The Commission, pursuant to its mandate from this Council, continues to establish the facts and circumstances surrounding alleged violations and abuses – both in the past and ongoing – and to collect and preserve evidence accessible and usable in support of ongoing and future accountability efforts.
Regarding our transitional justice mandate, we are closely reviewing the Policy Options document in detail, as well as the consultation process, in particular with respect to international and regional standards. We encourage wide-ranging and inclusive consultation
to ensure the wishes of survivors, victims, and other affected communities are reflected.

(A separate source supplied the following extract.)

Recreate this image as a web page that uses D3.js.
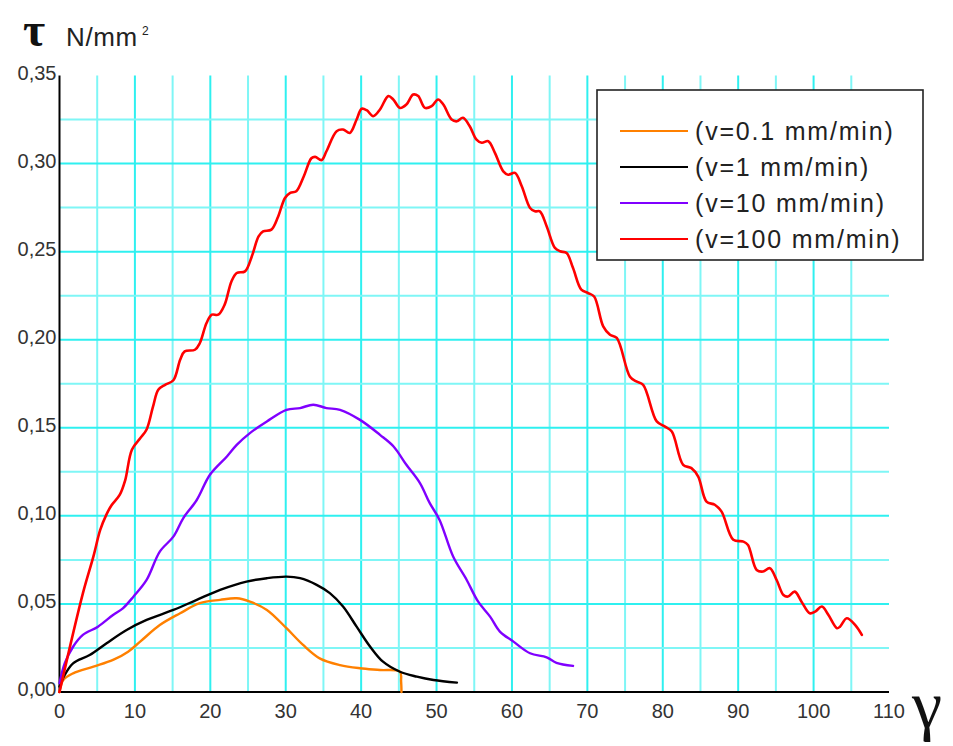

We reiterate our commitment to provide expert and technical advice to the Government of Ethiopia, the National Dialogue Commission, and other domestic stakeholders.
We continue to engage with the Ethiopian Human Rights Commission and the East Africa Region Office of the High Commissioner for Human Rights to discuss areas of potential cooperation and information sharing and hope to see further progress in the near future. We have also engaged with states in the African Union and others following the situation in Ethiopia.
The conclusion of the peace agreement between the government and the TPLF is an important step. The need to investigate alleged violations both before and since the peace agreement remains as important as ever to creating a durable peace with full respect for human rights. An overwhelming message from our engagement with survivors, victims, and witnesses is their desire for greater awareness of the harms they have suffered, and a resounding call for sustainable peace and justice. Many express a strong conviction that peace and justice are two mutually reinforcing objectives – one cannot exist without the other – a position shared by both the Commission and this Council.
One man displaced from his village, detained for more than a year, and unable to return to his home told us recently:
“I want to go back to my old life, but first I need to see peace – it needs to be safe to return home, but right now, it’s not. After peace, we need support – humanitarian and other assistance so we can rebuild our lives. And then we need justice. Those who committed crimes should not be able to do it again. Finally, we need awareness. We need the world to know what happened to us. It cannot be forgotten. We should not be forgotten.”